Unsupervised hierarchical clustering model predicts delivery driver behavior in B2C companies that provide electric-vehicle based delivery service. Analyzed and classified stops as hubs, driver location, illegal stops, and delivery locations. Data from electric two-wheelers with GPS location firing every few seconds was reinforced with location descriptions extracted using Google Places API and clustered as mentioned labels.
CareerQuest.in Website


Web Development Project which lists suggests users relevant courses based on their career paths. Scrapes courses from existing MOOCs platforms based on subject/career preferences using keyword matching and enables users to compare ratings and prices across different websites.
Experience
Machine Learning Engineer (Part-Time)

Created a LightGBM based Jewellery purchase prediction model to promote EMI based Jewellery purchase scheme for Kalyan Jewellers' customers.
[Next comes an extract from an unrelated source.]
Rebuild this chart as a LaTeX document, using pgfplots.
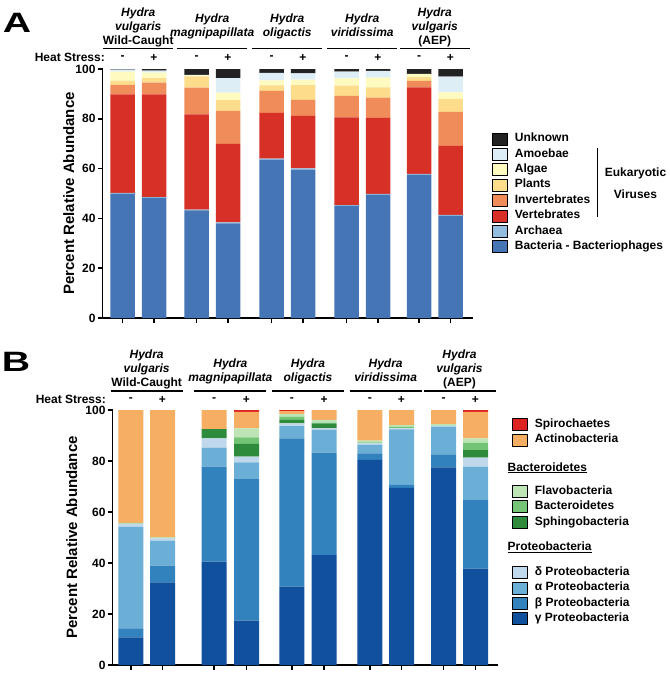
\documentclass[border=0pt]{standalone}
\usepackage{graphicx}
\usepackage{pgfplots}
\usepackage{pgfplotstable}
\pgfplotsset{compat=1.18}
\usepackage{fontspec}
\setmainfont{Liberation Sans}

\definecolor{cUnk}{HTML}{222222}
\definecolor{cAmo}{HTML}{DDEEF7}
\definecolor{cAlg}{HTML}{FFFAC0}
\definecolor{cPla}{HTML}{FDDD8C}
\definecolor{cInv}{HTML}{F08C5A}
\definecolor{cVer}{HTML}{D73027}
\definecolor{cArc}{HTML}{92BDDF}
\definecolor{cBac}{HTML}{4575B4}
\definecolor{cSpi}{HTML}{DD2222}
\definecolor{cAct}{HTML}{F5AE62}
\definecolor{cFla}{HTML}{BCE4B5}
\definecolor{cBct}{HTML}{74C476}
\definecolor{cSph}{HTML}{2E8B3B}
\definecolor{cDel}{HTML}{C0D8EC}
\definecolor{cAlp}{HTML}{6BAED6}
\definecolor{cBet}{HTML}{3182BD}
\definecolor{cGam}{HTML}{11509C}

\newcommand\tw{\fontsize{12}{14}\selectfont\bfseries}
\newcommand\ti{\fontsize{12}{14}\selectfont\bfseries\itshape}

\pgfplotstableread{
x     bac  arc ver  inv  pla alg amo unk
122.5 50.0 0.3 39.5 3.8  1.7 3.6 0.9 0.2
154   48.2 0.3 41.3 4.7  1.8 2.2 0.8 0.7
196.5 43.2 0.3 38.3 10.7 4.5 0.4 0.2 2.4
228   38.0 0.4 31.5 13.3 4.3 3.0 5.8 3.7
271.5 63.5 0.5 18.4 8.8  2.2 2.0 3.0 1.6
303   59.5 0.6 21.1 6.4  5.9 2.2 2.5 1.8
346.5 45.0 0.3 35.3 8.6  4.1 2.9 2.7 1.1
378   49.5 0.4 30.5 8.1  4.1 3.9 2.7 0.8
419   57.5 0.4 34.7 2.6  1.5 1.3 0.0 2.0
450.5 41.0 0.4 27.7 13.7 5.1 2.7 6.3 3.1
}\tabA

\pgfplotstableread{
x     gam  bet  alp  del sph bct fla act  spi
130.8 10.8 3.6  39.8 1.1 0.0 0.1 0.3 44.3 0.0
162.5 32.4 6.6  9.8  0.9 0.0 0.2 0.2 49.9 0.0
214.2 40.5 37.3 7.4  3.7 3.6 0.0 0.0 7.5  0.0
246.5 17.4 55.5 6.6  2.2 5.0 2.6 3.5 6.5  0.7
291.8 30.7 58.2 4.8  1.1 1.3 1.3 1.0 1.2  0.4
324.2 43.1 40.2 8.9  0.6 2.0 0.3 1.0 3.9  0.0
369.8 80.4 2.6  3.3  0.6 0.0 0.4 0.7 12.0 0.0
401.5 69.5 1.1  21.8 0.4 0.0 0.7 0.6 5.9  0.0
443.5 77.5 4.9  11.1 0.3 0.0 0.0 0.7 5.5  0.0
475.5 37.8 26.9 13.1 3.5 3.0 2.9 1.7 10.4 0.7
}\tabB

\pgfplotsset{stk/.style={
  scale only axis, ybar stacked, bar shift=0pt,
  ymin=0, ymax=100, clip=false,
  axis x line=bottom, axis y line=left,
  axis line style={line width=1.5pt,-},
  ytick={0,20,...,100}, tick align=outside, major tick length=5pt,
  tick style={line width=1.5pt, black},
  xticklabels={},
  /pgf/number format/assume math mode=true,
  yticklabel style={font=\tw, inner sep=2pt},
  ylabel={Percent Relative Abundance},
  ylabel style={font=\fontsize{15}{15}\selectfont\bfseries, anchor=center},
  legend image code/.code={\fill[##1] (0pt,-6pt) rectangle (15pt,6pt); \path (22.6pt,0pt);},
  legend cell align=left,
}}

\tikzset{hi/.style={anchor=base, inner sep=0pt, font=\ti},
         hw/.style={anchor=base, inner sep=0pt, font=\tw}}

\begin{document}
\begin{tikzpicture}
\path[use as bounding box] (0,0) rectangle (670pt,-673pt);

% ---------------- Panel A ----------------
\node[font=\fontsize{28}{28}\selectfont\bfseries, anchor=north west, inner sep=0pt] at (2.7pt,-13.3pt) {\scalebox{1.4}[1]{A}};
\node[hi] at (138.25pt,-16.3pt) {Hydra};
\node[hi] at (138.25pt,-30.3pt) {vulgaris};
\node[hw] at (138.25pt,-44.3pt) {Wild-Caught};
\node[hi] at (212.25pt,-22.5pt) {Hydra};
\node[hi] at (212.25pt,-36.5pt) {magnipapillata};
\node[hi] at (287.25pt,-22.5pt) {Hydra};
\node[hi] at (287.25pt,-36.5pt) {oligactis};
\node[hi] at (362.25pt,-22.5pt) {Hydra};
\node[hi] at (362.25pt,-36.5pt) {viridissima};
\node[hi] at (434.75pt,-16.3pt) {Hydra};
\node[hi] at (434.75pt,-30.3pt) {vulgaris};
\node[hw] at (434.75pt,-44.3pt) {(AEP)};
\draw[line width=1.3pt] (103.25pt,-48.3pt) -- (173.25pt,-48.3pt);
\draw[line width=1.3pt] (177.25pt,-48.3pt) -- (247.25pt,-48.3pt);
\draw[line width=1.3pt] (252.25pt,-48.3pt) -- (322.25pt,-48.3pt);
\draw[line width=1.3pt] (327.25pt,-48.3pt) -- (397.25pt,-48.3pt);
\draw[line width=1.3pt] (399.75pt,-48.3pt) -- (469.75pt,-48.3pt);
\node[font=\tw, anchor=east, inner sep=0pt] at (105pt,-57.5pt) {Heat Stress:};
\node[font=\tw, inner sep=0pt] at (122.5pt,-57.5pt) {-};
\node[font=\tw, inner sep=0pt] at (154pt,-57.5pt) {+};
\node[font=\tw, inner sep=0pt] at (196.5pt,-57.5pt) {-};
\node[font=\tw, inner sep=0pt] at (228pt,-57.5pt) {+};
\node[font=\tw, inner sep=0pt] at (271.5pt,-57.5pt) {-};
\node[font=\tw, inner sep=0pt] at (303pt,-57.5pt) {+};
\node[font=\tw, inner sep=0pt] at (346.5pt,-57.5pt) {-};
\node[font=\tw, inner sep=0pt] at (378pt,-57.5pt) {+};
\node[font=\tw, inner sep=0pt] at (419pt,-57.5pt) {-};
\node[font=\tw, inner sep=0pt] at (450.5pt,-57.5pt) {+};

\begin{axis}[stk, at={(102.7pt,-318pt)}, anchor=south west,
  width=370.3pt, height=249pt, xmin=102.7, xmax=473, bar width=24.5pt,
  xtick={122.5,154,196.5,228,271.5,303,346.5,378,419,450.5},
  ylabel style={at={(axis description cs:-0.0915,0.5)}},
  legend style={at={(1,1)}, anchor=north west, xshift=18.7pt, yshift=-63.3pt,
    draw=none, fill=none, inner sep=0pt, row sep=3pt, column sep=0pt, font=\tw,
    nodes={inner sep=0pt, text height=9pt, text depth=3pt}},
]
\addplot[fill=cBac, draw=none, forget plot] table[x=x,y=bac]{\tabA};
\addplot[fill=cArc, draw=none, forget plot] table[x=x,y=arc]{\tabA};
\addplot[fill=cVer, draw=none, forget plot] table[x=x,y=ver]{\tabA};
\addplot[fill=cInv, draw=none, forget plot] table[x=x,y=inv]{\tabA};
\addplot[fill=cPla, draw=none, forget plot] table[x=x,y=pla]{\tabA};
\addplot[fill=cAlg, draw=none, forget plot] table[x=x,y=alg]{\tabA};
\addplot[fill=cAmo, draw=none, forget plot] table[x=x,y=amo]{\tabA};
\addplot[fill=cUnk, draw=none, forget plot] table[x=x,y=unk]{\tabA};
\addlegendimage{fill=cUnk}\addlegendentry{Unknown}
\addlegendimage{fill=cAmo}\addlegendentry{Amoebae}
\addlegendimage{fill=cAlg}\addlegendentry{Algae}
\addlegendimage{fill=cPla}\addlegendentry{Plants}
\addlegendimage{fill=cInv}\addlegendentry{Invertebrates}
\addlegendimage{fill=cVer}\addlegendentry{Vertebrates}
\addlegendimage{fill=cArc}\addlegendentry{Archaea}
\addlegendimage{fill=cBac}\addlegendentry{Bacteria - Bacteriophages}
\end{axis}
\draw[line width=1.2pt] (597.7pt,-148pt) -- (597.7pt,-217pt);
\node[font=\tw, inner sep=0pt] at (635.5pt,-173pt) {Eukaryotic};
\node[font=\tw, inner sep=0pt] at (635.5pt,-194pt) {Viruses};

% ---------------- Panel B ----------------
\node[font=\fontsize{28}{28}\selectfont\bfseries, anchor=north west, inner sep=0pt] at (1.7pt,-351.7pt) {\scalebox{1.4}[1]{B}};
\node[hi] at (146.65pt,-358.5pt) {Hydra};
\node[hi] at (146.65pt,-372.5pt) {vulgaris};
\node[hw] at (146.65pt,-386.8pt) {Wild-Caught};
\node[hi] at (230.35pt,-367pt) {Hydra};
\node[hi] at (230.35pt,-381pt) {magnipapillata};
\node[hi] at (308pt,-367pt) {Hydra};
\node[hi] at (308pt,-381pt) {oligactis};
\node[hi] at (385.65pt,-367pt) {Hydra};
\node[hi] at (385.65pt,-381pt) {viridissima};
\node[hi] at (459.5pt,-358.5pt) {Hydra};
\node[hi] at (459.5pt,-372.5pt) {vulgaris};
\node[hw] at (459.5pt,-386.8pt) {(AEP)};
\draw[line width=1.3pt] (110.65pt,-391pt) -- (182.65pt,-391pt);
\draw[line width=1.3pt] (194.35pt,-391pt) -- (266.35pt,-391pt);
\draw[line width=1.3pt] (272pt,-391pt) -- (344pt,-391pt);
\draw[line width=1.3pt] (349.65pt,-391pt) -- (421.65pt,-391pt);
\draw[line width=1.3pt] (423.5pt,-391pt) -- (495.5pt,-391pt);
\node[font=\tw, anchor=east, inner sep=0pt] at (106pt,-399.5pt) {Heat Stress:};
\node[font=\tw, inner sep=0pt] at (130.8pt,-399.5pt) {-};
\node[font=\tw, inner sep=0pt] at (162.5pt,-399.5pt) {+};
\node[font=\tw, inner sep=0pt] at (214.2pt,-399.5pt) {-};
\node[font=\tw, inner sep=0pt] at (246.5pt,-399.5pt) {+};
\node[font=\tw, inner sep=0pt] at (291.8pt,-399.5pt) {-};
\node[font=\tw, inner sep=0pt] at (324.2pt,-399.5pt) {+};
\node[font=\tw, inner sep=0pt] at (369.8pt,-399.5pt) {-};
\node[font=\tw, inner sep=0pt] at (401.5pt,-399.5pt) {+};
\node[font=\tw, inner sep=0pt] at (443.5pt,-399.5pt) {-};
\node[font=\tw, inner sep=0pt] at (475.5pt,-399.5pt) {+};

\begin{axis}[stk, at={(112.7pt,-665pt)}, anchor=south west,
  width=385.3pt, height=255pt, xmin=112.7, xmax=498, bar width=25pt,
  xtick={130.8,162.5,214.2,246.5,291.8,324.2,369.8,401.5,443.5,475.5},
  ylabel style={at={(axis description cs:-0.106,0.5)}},
  legend style={at={(1,1)}, anchor=north west, xshift=13.7pt, yshift=-8pt,
    draw=none, fill=none, inner sep=0pt, row sep=3pt, column sep=0pt, font=\tw,
    nodes={inner sep=0pt, text height=9pt, text depth=3pt}},
]
\addplot[fill=cGam, draw=none, forget plot] table[x=x,y=gam]{\tabB};
\addplot[fill=cBet, draw=none, forget plot] table[x=x,y=bet]{\tabB};
\addplot[fill=cAlp, draw=none, forget plot] table[x=x,y=alp]{\tabB};
\addplot[fill=cDel, draw=none, forget plot] table[x=x,y=del]{\tabB};
\addplot[fill=cSph, draw=none, forget plot] table[x=x,y=sph]{\tabB};
\addplot[fill=cBct, draw=none, forget plot] table[x=x,y=bct]{\tabB};
\addplot[fill=cFla, draw=none, forget plot] table[x=x,y=fla]{\tabB};
\addplot[fill=cAct, draw=none, forget plot] table[x=x,y=act]{\tabB};
\addplot[fill=cSpi, draw=none, forget plot] table[x=x,y=spi]{\tabB};
\addlegendimage{fill=cSpi}\addlegendentry{Spirochaetes}
\addlegendimage{fill=cAct}\addlegendentry{Actinobacteria}
\addlegendimage{empty legend}\addlegendentry[text height=22pt, text depth=11pt]{\hspace*{-27.3pt}\underline{Bacteroidetes}}
\addlegendimage{fill=cFla}\addlegendentry{Flavobacteria}
\addlegendimage{fill=cBct}\addlegendentry{Bacteroidetes}
\addlegendimage{fill=cSph}\addlegendentry{Sphingobacteria}
\addlegendimage{empty legend}\addlegendentry[text height=19pt, text depth=13pt]{\hspace*{-27.3pt}\underline{Proteobacteria}}
\addlegendimage{fill=cDel}\addlegendentry{δ Proteobacteria}
\addlegendimage{fill=cAlp}\addlegendentry{α Proteobacteria}
\addlegendimage{fill=cBet}\addlegendentry{β Proteobacteria}
\addlegendimage{fill=cGam}\addlegendentry{γ Proteobacteria}
\end{axis}
\end{tikzpicture}
\end{document}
LightGBM was initially trained on user features such as income, city, previous purchases etc. over a year to achieve an accuracy of 95%. In deployment, the model also updates this score based on every user activity such as a new purchase from any branch. On performing a t-test, the model is expected to increase jewellery purchase for the year 2023 by 15%.
Machine Learning Engineer (Part-Time)

Developed a website tool to generate creative bios with fine-tuned GPT2 based on the users' profile in English and mother tongue in collaboration with the technical team at KalyanMatrimony.com. The feature was integrated in the existing website by deploying the GPT-2 with Fast API using EC2 instance, launched and managed on Amazon Elastic Container Service with Auto Scaling. This feature was provided as a campaign to users to generate a summarized creative bio for their profiles. The feature resulted in a 20% increase in profile views for users evidently increasing customer satisfaction.
AI/ ML Engineer

Created an ensemble model using Graph boosting and LightGBM to increase accuracy in subscription prediction using user features such as login_count, message_count, income etc. from 96.5% to 99%. The Subscription prediction-score is calculated on a parallel voting basis which increases AUC from 0.95 (individual models) to AUC 1.0 (ensemble) when trained on 20000 users' activity over six months. The projected increase in sales is about 20% for year 2022-2023
AI/ ML Engineer

Developed a subscription-prediction model for users in KalyanMatrimony.com. Deployed Graph boosting model which uses user features such as login_count, message_count, income etc. over a year to achieve an accuracy of 96.5%. In deployment, the model also updates the subscription-prediction score based on every user activity on a per-day basis. For the year 2021-2022, this model has increased tele-sales in the company by 40%.
AI/ ML Intern

Developed and created a real time ID verification process from videos using video enhancement and the U-Net Deep Learning model with 89.8% accuracy. Rapidly prototyped new data processing capabilities in video enhancement using Python to confirm integration feasibility into existing systems. Collaborated with multi-disciplinary product development teams (AGILE-Jira) to identify performance improvement opportunities and integrate trained models.
Deep Learning Intern

Identified new problem areas in the check verification system and identified check frauds and errors using transfer learning on a custom synthetic dataset (VGG16, VGG19, 96% acc). Also incorporated signature verification using thin-plate spline warping for spatial transformation into existing product "SnapCheck".